Sunday, May 23, 2010
Grave Marker of D.L. Scott at The Follett House Museum
Wooden Grave Marker
Gift of Mrs. John T. Mack
This wooden marker once stood at the grave of D.L. Scott, who was from Missouri. The faded letters on the sign read "DLS." Wooden grave markers were used at the Island cemetery until the cause was taken up to purchase new ones to replace those that had suffred the ill effects of countless harsh winters. A group of business men from Georgia raised funds to purchase marble stones after a 1889 visit to the island cemetery. For a number of years, the cemetery was owned and cared for by the Daughters of the Confederacy. In 1910 they erected a monument to the confederate soldiers. Later, the United States govenment took over its charge, and maintains it to this day. At least 206 men are buried in the cemetery. The graves were usually dug by prisoners, under the supervision of guards. Religious services were conducted by Confederate chaplains, sometimes accompanied by Masonic rites, as an unknown number of prisoners were members of the secret society. Prisoners were allowed to attend the funerals if they gave an oath that they would not attempt an escape. Only three of the wooden markers are known to still exist, this examle and two others at the Firelands Museum in Norwalk.

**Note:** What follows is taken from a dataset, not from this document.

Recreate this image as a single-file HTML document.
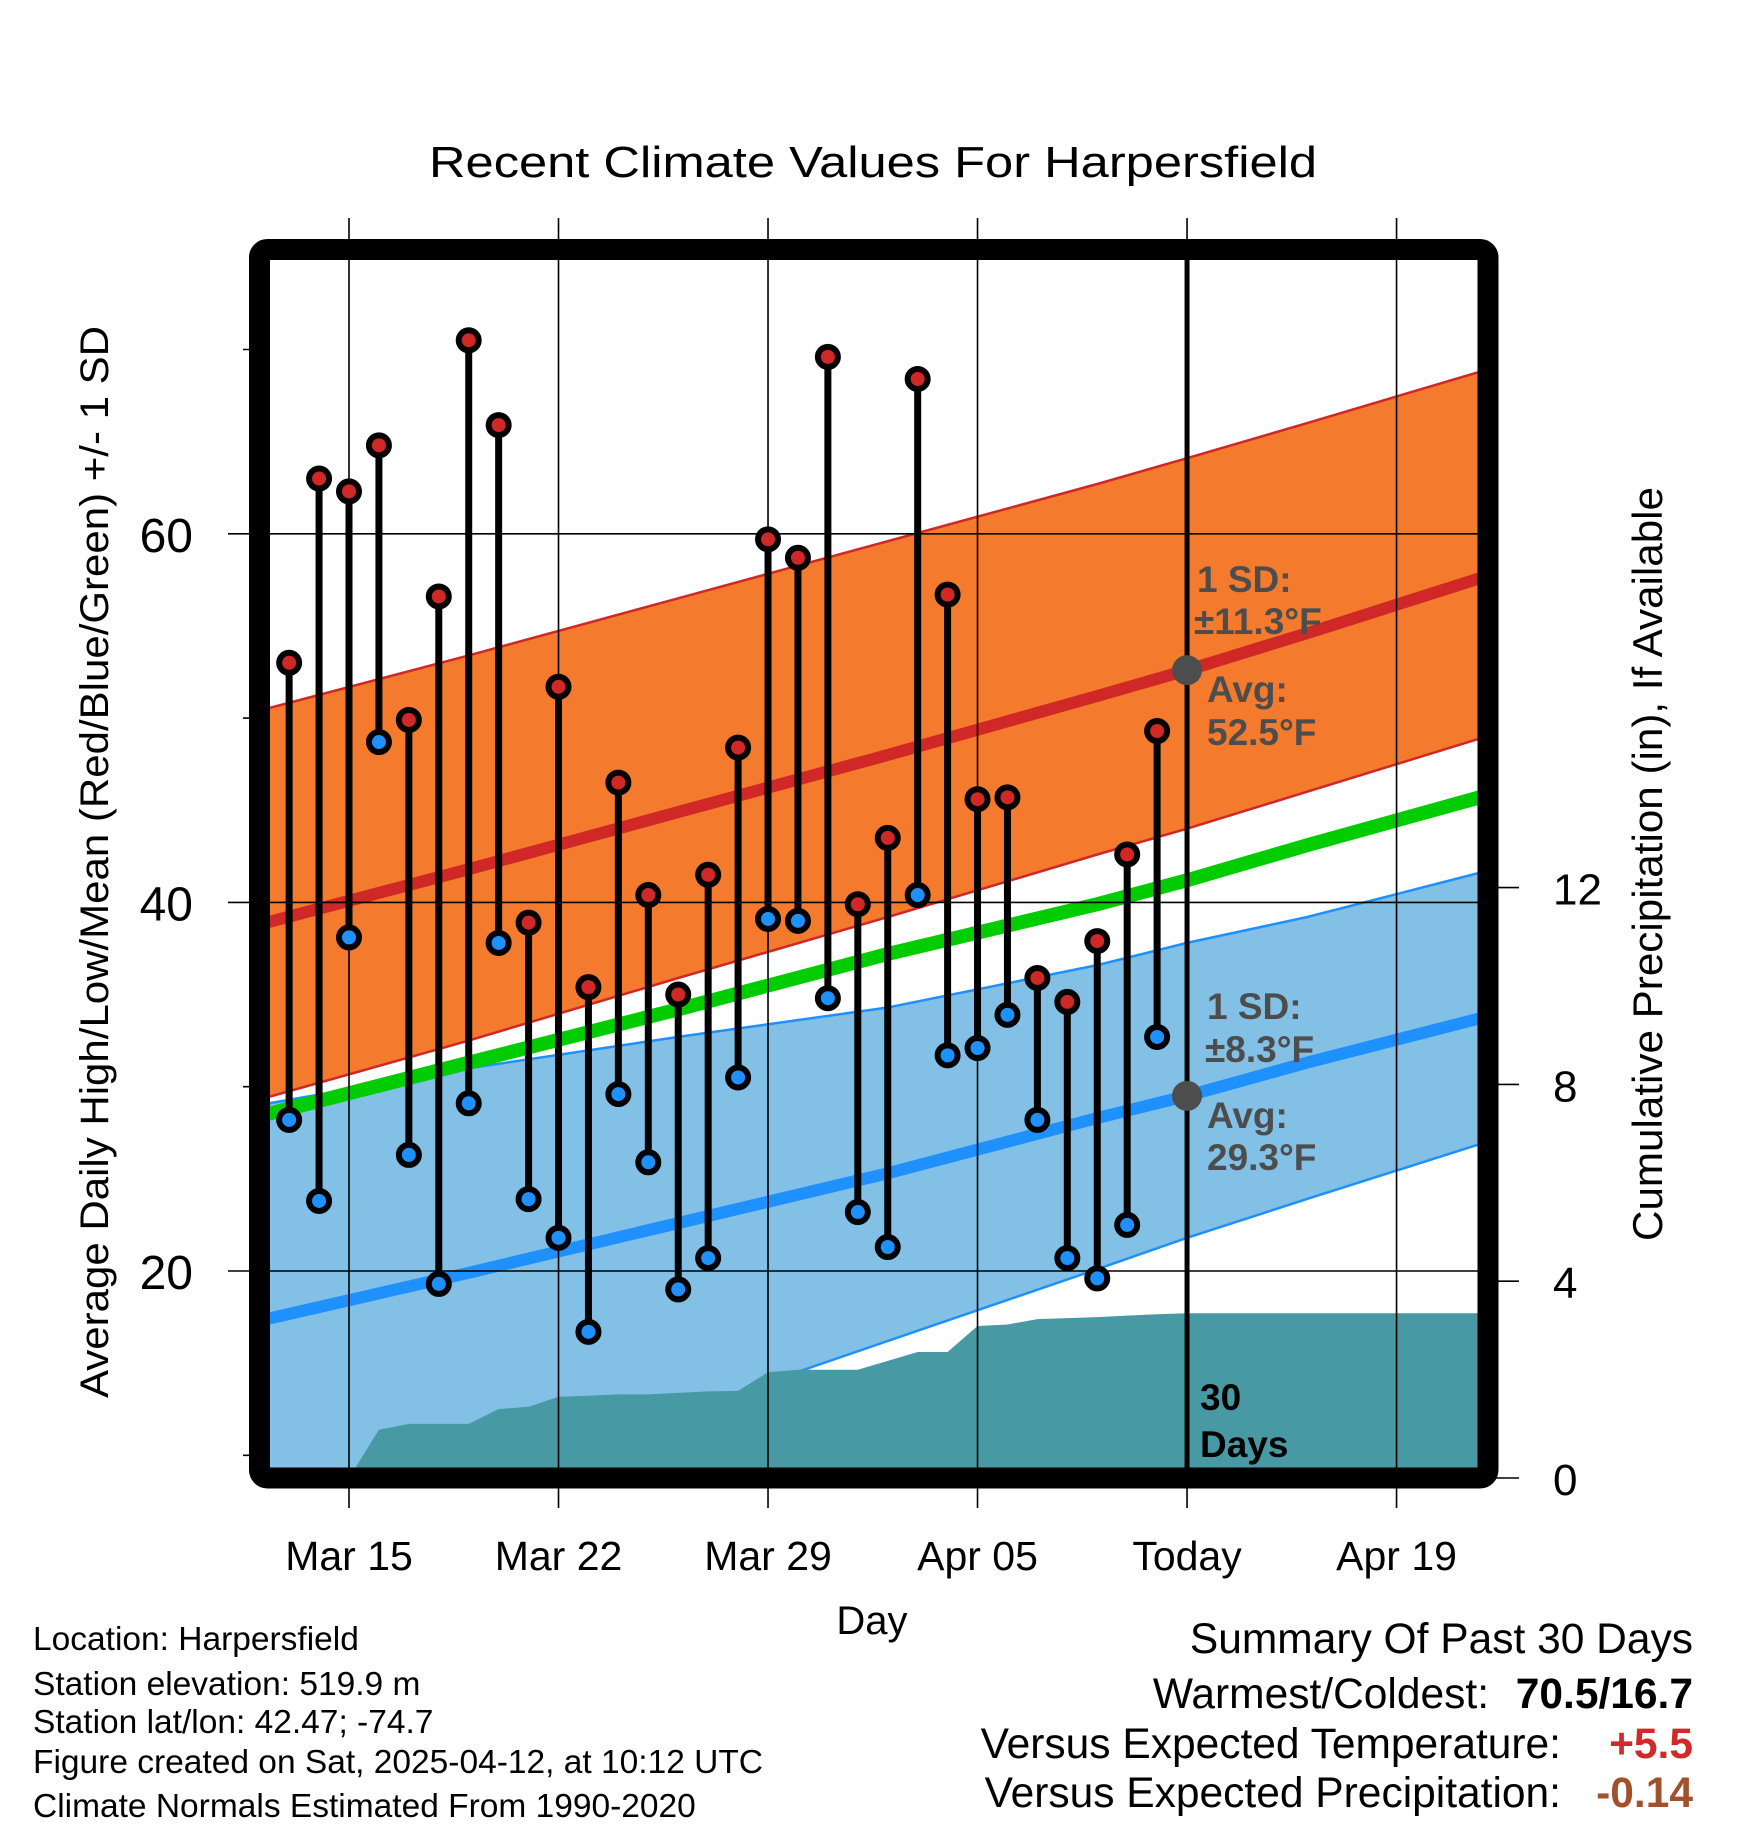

During the Civil War, D. L. Scott was Second Lieutenant with the Third Missouri Cavalry. According to records at the R.B. Hayes Presdential Center, he arrived at the the Prison Camp at Johnson's Island on November 15, 1864 and died February 11, 1865 of disease. The marble grave marker of D. L. Scott is located in Block 7 of the Johnson's Island Confederate Cemetery.
A decription of a visit to the Confederate Cemetery at Johnson's Island in 1899 is found in the SOUTHERN HISTORICAL SOCIETY PAPERS, by R.A. Brock, available full text at Google Books. (See page 102 for the beginning of the article.)